Contractions
A contraction joins two words into one shorter form using an apostrophe. They are everywhere in everyday English — knowing when to use them (and when not to) is essential for natural communication.
What is a contraction?
A contraction replaces one or more letters with an apostrophe ('). Most contractions join a pronoun with a verb, or a verb with not.
I am → I'm · do not → don't · cannot → can't · will not → won't
they are → they're · she is → she's · we have → we've
Subject + be contractions
| Full form | Contraction | Example |
|---|---|---|
| I am | I'm | I'm ready. |
| you are | you're | You're going to love this. |
| he / she / it is | he's / she's / it's | She's my best friend. |
| we are | we're | We're ready to start. |
| they are | they're | They're coming tonight. |
Negative contractions (verb + not)
| Full form | Contraction | Example |
|---|---|---|
| do not / does not / did not | don't / doesn't / didn't | I don't understand. |
| cannot | can't | I can't find my keys. |
| will not | won't | He won't be late. |
| is not / are not | isn't / aren't | That isn't right. |
| have not / has not | haven't / hasn't | I haven't seen it. |
| would not / should not | wouldn't / shouldn't | You shouldn't worry. |
Subject + have / will / would
| Full form | Contraction | Example |
|---|---|---|
| I have | I've | I've finished my work. |
| she had / she would | she'd | She'd already left. |
| we will | we'll | We'll see you tomorrow. |
Irregular form: will not contracts to won't — not willn't.
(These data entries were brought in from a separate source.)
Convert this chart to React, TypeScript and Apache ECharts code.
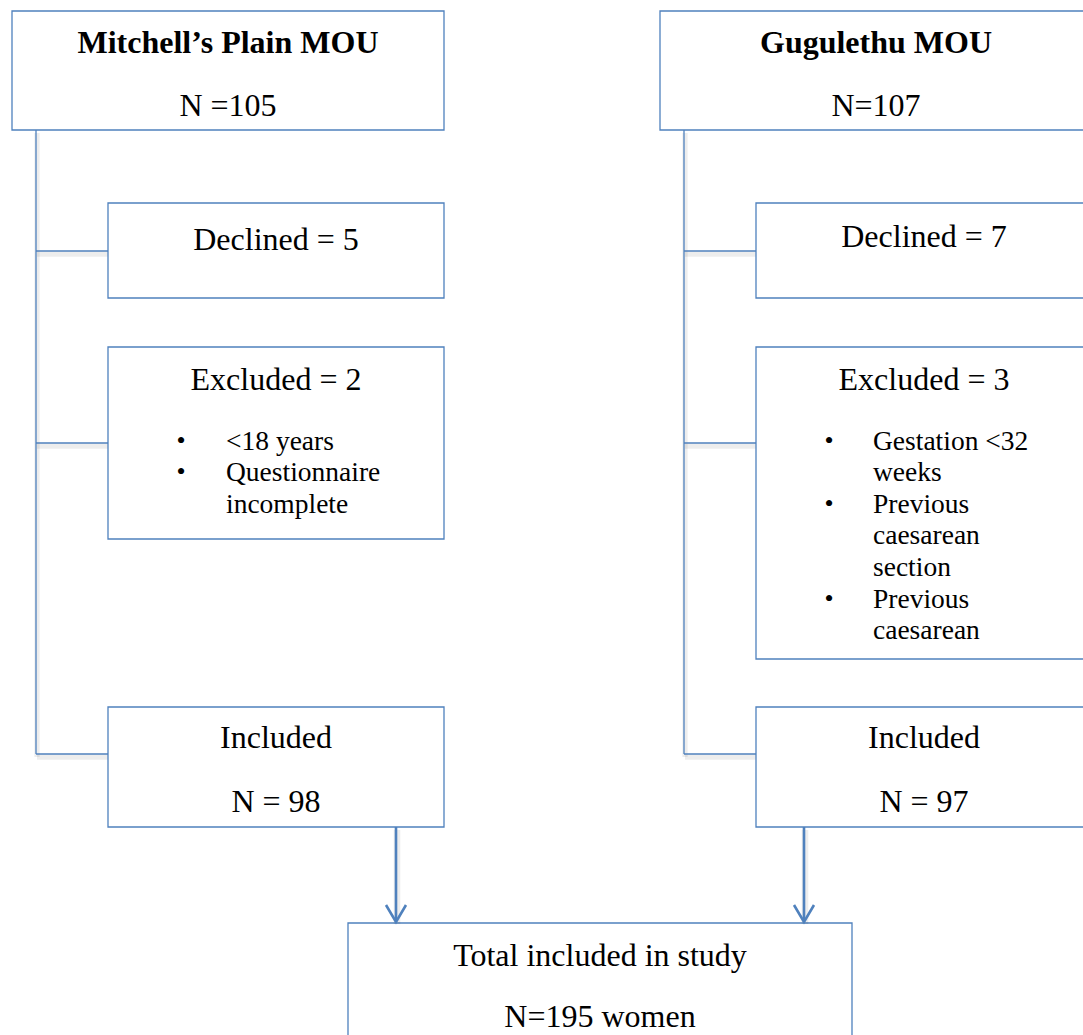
import React, { useEffect, useRef } from "react";
import * as echarts from "echarts";

// ---- Data ----
const siteNames = ["Mitchell’s Plain MOU", "Gugulethu MOU"];
const siteTotalPrefix = ["N =", "N="];
const siteTotals = [105, 107];
const declinedCounts = [5, 7];
const excludedCounts = [2, 3];
const exclusionReasons: string[][][] = [
  [["<18 years"], ["Questionnaire", "incomplete"]],
  [["Gestation <32", "weeks"], ["Previous", "caesarean", "section"], ["Previous", "caesarean"]],
];
const includedCounts = [98, 97];
const totalLabel = "Total included in study";
const totalIncluded = 195;
const totalUnit = "women";

// ---- Layout (positions / styles only) ----
const W = 1083;
const H = 1035;
const BLUE = "#4F81BD";
const SHADOW = "rgba(0,0,0,0.07)";
const FONT = "'Liberation Serif', 'Times New Roman', serif";
const colOffsets = [0, 648];
const titleCenters = [228, 876];
const childCenters = [276, 924];
const bulletXs = [181, 829];
const bulletTextXs = [226, 873];
const declinedYs = [239, 236];
const arrowXs = [396, 804];
const L = {
  titleBox: { x: 12, y: 11, w: 432, h: 119 },
  spineX: 36,
  childX: 108,
  childW: 336,
  declined: { y: 203, h: 95 },
  excluded: { y: 347, h: [192, 312] },
  included: { y: 707, h: 120 },
  total: { x: 348, y: 923, w: 504, h: 140 },
};

function buildGraphics() {
  const els: any[] = [];
  const text = (x: number, y: number, s: string, size: number, opts: any = {}) =>
    els.push({
      type: "text",
      x,
      y,
      z: 10,
      style: {
        text: s,
        fontFamily: FONT,
        fontSize: size,
        fontWeight: opts.bold ? "bold" : "normal",
        fill: "#000",
        align: opts.align || "center",
        verticalAlign: "middle",
      },
    });
  const box = (x: number, y: number, w: number, h: number) =>
    els.push({
      type: "rect",
      z: 5,
      shape: { x, y, width: w, height: h },
      style: { fill: "#fff", stroke: BLUE, lineWidth: 1.3 },
    });
  const seg = (x1: number, y1: number, x2: number, y2: number, lw: number, z: number) => {
    // soft drop shadow
    els.push({
      type: "line",
      z: z - 1,
      shape: { x1: x1 + 1, y1: y1 + 3, x2: x2 + 1, y2: y2 + 3 },
      style: { stroke: SHADOW, lineWidth: lw + 4 },
    });
    els.push({
      type: "line",
      z,
      shape: { x1, y1, x2, y2 },
      style: { stroke: BLUE, lineWidth: lw },
    });
  };

  siteNames.forEach((name, i) => {
    const dx = colOffsets[i];
    const childX = L.childX + dx;
    const spineX = L.spineX + dx;
    const exH = L.excluded.h[i];
    const declMid = L.declined.y + 48;
    const exMid = L.excluded.y + 96;
    const incMid = L.included.y + 47;

    // connectors
    seg(spineX, L.titleBox.y + L.titleBox.h, spineX, incMid, 1.3, 3);
    seg(spineX, incMid, childX, incMid, 1.3, 3);
    seg(spineX, declMid, childX, declMid, 1.3, 3);
    seg(spineX, exMid, childX, exMid, 1.3, 3);

    // title box
    box(L.titleBox.x + dx, L.titleBox.y, L.titleBox.w, L.titleBox.h);
    text(titleCenters[i], 42, name, 32, { bold: true });
    text(titleCenters[i], 105, siteTotalPrefix[i] + siteTotals[i], 32);

    const cx = childCenters[i];
    // declined
    box(childX, L.declined.y, L.childW, L.declined.h);
    text(cx, declinedYs[i], "Declined = " + declinedCounts[i], 32);

    // excluded
    box(childX, L.excluded.y, L.childW, exH);
    text(cx, 379, "Excluded = " + excludedCounts[i], 32);
    let yy = 440;
    exclusionReasons[i].forEach((reason) => {
      text(bulletXs[i], yy, "•", 26, { align: "center" });
      reason.forEach((ln) => {
        text(bulletTextXs[i], yy, ln, 27.5, { align: "left" });
        yy += 31.6;
      });
    });

    // included
    box(childX, L.included.y, L.childW, L.included.h);
    text(cx, 737, "Included", 32);
    text(cx, 801, "N = " + includedCounts[i], 32);

    // arrow to total
    const ax = arrowXs[i];
    const y0 = L.included.y + L.included.h;
    const y1 = L.total.y - 1;
    seg(ax, y0, ax, y1 - 1, 2.6, 7);
    els.push({
      type: "polyline",
      z: 7,
      shape: {
        points: [
          [ax - 10, y1 - 17],
          [ax, y1],
          [ax + 10, y1 - 17],
        ],
      },
      style: { stroke: BLUE, lineWidth: 2.6, fill: null, lineJoin: "miter" },
    });
  });

  // total box
  box(L.total.x, L.total.y, L.total.w, L.total.h);
  text(600, 955, totalLabel, 32);
  text(600, 1016, "N=" + totalIncluded + " " + totalUnit, 32);
  return els;
}

export default function App() {
  const ref = useRef<HTMLDivElement>(null);
  useEffect(() => {
    document.body.style.margin = "0";
    if (!ref.current) return;
    const chart = echarts.init(ref.current, null, { renderer: "svg" });
    chart.setOption({
      animation: false,
      backgroundColor: "#ffffff",
      graphic: { elements: buildGraphics() },
    });
    return () => chart.dispose();
  }, []);
  return <div ref={ref} style={{ width: W, height: H }} />;
}
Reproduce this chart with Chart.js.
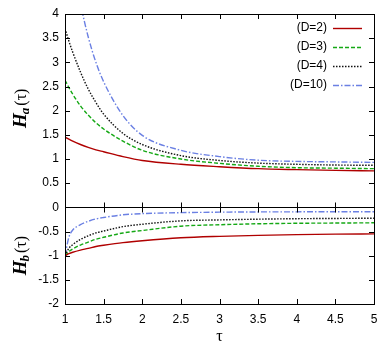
<!DOCTYPE html>
<html>
<head>
<meta charset="utf-8">
<script src="https://cdn.jsdelivr.net/npm/chart.js@4/dist/chart.umd.min.js"></script>
<style>
  html, body { margin: 0; padding: 0; background: #fff; }
  #wrap { width: 388px; height: 346px; }
</style>
</head>
<body>
<div id="wrap"><canvas id="c"></canvas></div>
<script>
// tau grid used for all curves
const tau = [1, 1.05, 1.1, 1.2, 1.3, 1.4, 1.5, 1.75, 2, 2.5, 3, 3.5, 4, 4.5, 5];

// H_a(tau), upper panel
const haD2  = [1.45, 1.41, 1.37, 1.30, 1.24, 1.19, 1.15, 1.05, 0.97, 0.89, 0.84, 0.80, 0.78, 0.765, 0.755];
const haD3  = [2.63, 2.48, 2.34, 2.10, 1.91, 1.75, 1.62, 1.37, 1.18, 1.00, 0.91, 0.85, 0.82, 0.81, 0.80];
const haD4  = [3.70, 3.44, 3.21, 2.80, 2.45, 2.17, 1.93, 1.53, 1.30, 1.07, 0.97, 0.915, 0.89, 0.875, 0.87];
const haD10 = [6.2, 5.62, 5.1, 4.22, 3.53, 3.0, 2.6, 1.90, 1.49, 1.18, 1.05, 0.975, 0.95, 0.94, 0.93];

// H_b(tau), lower panel
const hbD2  = [-1, -0.96, -0.93, -0.885, -0.85, -0.81, -0.785, -0.73, -0.69, -0.63, -0.60, -0.58, -0.565, -0.555, -0.55];
const hbD3  = [-1, -0.915, -0.86, -0.78, -0.72, -0.66, -0.62, -0.53, -0.48, -0.39, -0.36, -0.34, -0.33, -0.325, -0.32];
const hbD4  = [-1, -0.85, -0.77, -0.665, -0.59, -0.53, -0.49, -0.40, -0.35, -0.28, -0.26, -0.245, -0.235, -0.23, -0.225];
const hbD10 = [-1, -0.62, -0.47, -0.36, -0.29, -0.24, -0.21, -0.155, -0.13, -0.11, -0.10, -0.095, -0.093, -0.092, -0.09];

const labels = ['(D=2)', '(D=3)', '(D=4)', '(D=10)'];
const xTicks = [1, 1.5, 2, 2.5, 3, 3.5, 4, 4.5, 5];

// styles per D
const styles = [
  { color: '#b00000', dash: [] },
  { color: '#15a815', dash: [4, 2] },
  { color: '#111111', dash: [1.5, 1.5] },
  { color: '#6b80e3', dash: [6, 2, 1.5, 2] }
];

function pts(ys) {
  return tau.map((t, i) => ({ x: t, y: ys[i] }));
}

function makeSet(ys, i) {
  return {
    label: labels[i],
    data: pts(ys),
    borderColor: styles[i].color,
    borderDash: styles[i].dash,
    borderWidth: 1.4,
    pointRadius: 0,
    fill: false,
    cubicInterpolationMode: 'monotone'
  };
}

const haSets = [haD2, haD3, haD4, haD10];
const hbSets = [hbD2, hbD3, hbD4, hbD10];
const datasets = [];
haSets.forEach((ys, i) => datasets.push(makeSet(ys, i)));
hbSets.forEach((ys, i) => datasets.push(makeSet(ys, i)));

// frame, inward ticks, zero divider, legend and axis titles (gnuplot look)
const decor = {
  id: 'decor',
  afterDatasetsDraw(chart) {
    const { ctx, chartArea: a, scales } = chart;
    const xs = scales.x, ys = scales.y;
    const y0 = Math.round(ys.getPixelForValue(0)) + 0.5;
    ctx.save();
    ctx.strokeStyle = '#000';
    ctx.lineWidth = 1;
    ctx.setLineDash([]);
    ctx.strokeRect(Math.round(a.left) + 0.5, Math.round(a.top) + 0.5,
      Math.round(a.right - a.left), Math.round(a.bottom - a.top));
    ctx.beginPath();
    ctx.moveTo(a.left, y0);
    ctx.lineTo(a.right, y0);
    const tl = 5;
    xTicks.slice(1, -1).forEach(v => {
      const x = Math.round(xs.getPixelForValue(v)) + 0.5;
      ctx.moveTo(x, a.top); ctx.lineTo(x, a.top + tl);
      ctx.moveTo(x, a.bottom); ctx.lineTo(x, a.bottom - tl);
      ctx.moveTo(x, y0 - tl); ctx.lineTo(x, y0 + tl);
    });
    for (let v = -1.5; v <= 3.5; v += 0.5) {
      if (v === 0) continue;
      const y = Math.round(ys.getPixelForValue(v)) + 0.5;
      ctx.moveTo(a.left, y); ctx.lineTo(a.left + tl, y);
      ctx.moveTo(a.right, y); ctx.lineTo(a.right - tl, y);
    }
    ctx.stroke();
    ctx.restore();
  },
  afterDraw(chart) {
    const { ctx, chartArea: a, scales } = chart;
    ctx.save();
    // legend
    ctx.font = '12px "Liberation Sans", Arial, sans-serif';
    ctx.textAlign = 'right';
    ctx.textBaseline = 'middle';
    labels.forEach((lab, i) => {
      const y = 28 + i * 19;
      ctx.fillStyle = '#000';
      ctx.fillText(lab, a.right - 47, y);
      ctx.beginPath();
      ctx.strokeStyle = styles[i].color;
      ctx.lineWidth = 1.4;
      ctx.setLineDash(styles[i].dash);
      ctx.moveTo(a.right - 41, y + 0.5);
      ctx.lineTo(a.right - 12, y + 0.5);
      ctx.stroke();
    });
    ctx.setLineDash([]);
    // x title
    ctx.fillStyle = '#000';
    ctx.textAlign = 'center';
    ctx.font = '16px "Liberation Serif", serif';
    ctx.fillText('τ', (a.left + a.right) / 2, 337);
    // y titles
    drawYTitle(ctx, 'a', 20, scales.y.getPixelForValue(2.05));
    drawYTitle(ctx, 'b', 20, scales.y.getPixelForValue(-1));
    ctx.restore();
  }
};

function drawYTitle(ctx, sub, cx, cy) {
  const fH = 'bold italic 19px "Liberation Serif", serif';
  const fS = 'bold italic 13px "Liberation Serif", serif';
  const fP = '16px "Liberation Serif", serif';
  ctx.save();
  ctx.translate(cx, cy);
  ctx.rotate(-Math.PI / 2);
  ctx.textAlign = 'left';
  ctx.textBaseline = 'alphabetic';
  ctx.font = fH; const wH = ctx.measureText('H').width;
  ctx.font = fS; const wS = ctx.measureText(sub).width;
  ctx.font = fP; const wP = ctx.measureText('(τ)').width;
  let x = -(wH + wS + 1 + wP) / 2;
  const base = 6;
  ctx.fillStyle = '#000';
  ctx.font = fH; ctx.fillText('H', x, base); x += wH;
  ctx.font = fS; ctx.fillText(sub, x - 1, base + 3); x += wS + 1;
  ctx.font = fP; ctx.fillText('(τ)', x, base);
  ctx.restore();
}

new Chart(document.getElementById('c'), {
  type: 'line',
  data: { datasets },
  options: {
    responsive: true,
    maintainAspectRatio: false,
    animation: false,
    layout: { padding: { top: 14, right: 14, left: 0, bottom: 0 } },
    plugins: { legend: { display: false }, tooltip: { enabled: false } },
    scales: {
      x: {
        type: 'linear',
        min: 1, max: 5,
        afterFit: s => { s.height = 42; },
        grid: { display: false, drawTicks: false },
        border: { display: false },
        ticks: {
          stepSize: 0.5, padding: 8, color: '#000',
          font: { family: '"Liberation Sans", Arial, sans-serif', size: 12 },
          callback: v => String(v)
        }
      },
      y: {
        min: -2, max: 4,
        afterFit: s => { s.width = 65; },
        grid: { display: false, drawTicks: false },
        border: { display: false },
        ticks: {
          stepSize: 0.5, padding: 6, color: '#000',
          font: { family: '"Liberation Sans", Arial, sans-serif', size: 12 },
          callback: v => String(v)
        }
      }
    }
  },
  plugins: [decor]
});
</script>
</body>
</html>
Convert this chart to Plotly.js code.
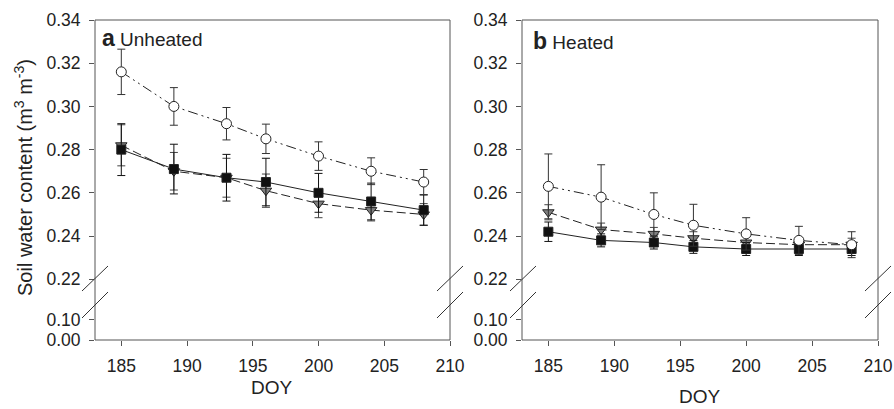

The spelling changes completely. This is the one contraction you simply have to memorise.
When to use contractions
Use contractions freely in everyday speech and informal writing (messages, emails to friends, social media). Avoid them in formal writing — academic essays, official letters, professional reports.
I can't make it tonight — I'm really sorry!
I cannot attend the meeting. I apologise for the inconvenience.
Common confusion: it's (it is / it has) vs its (possessive). they're (they are) vs their (possessive) vs there (place). The apostrophe always signals a contraction — never a possessive pronoun.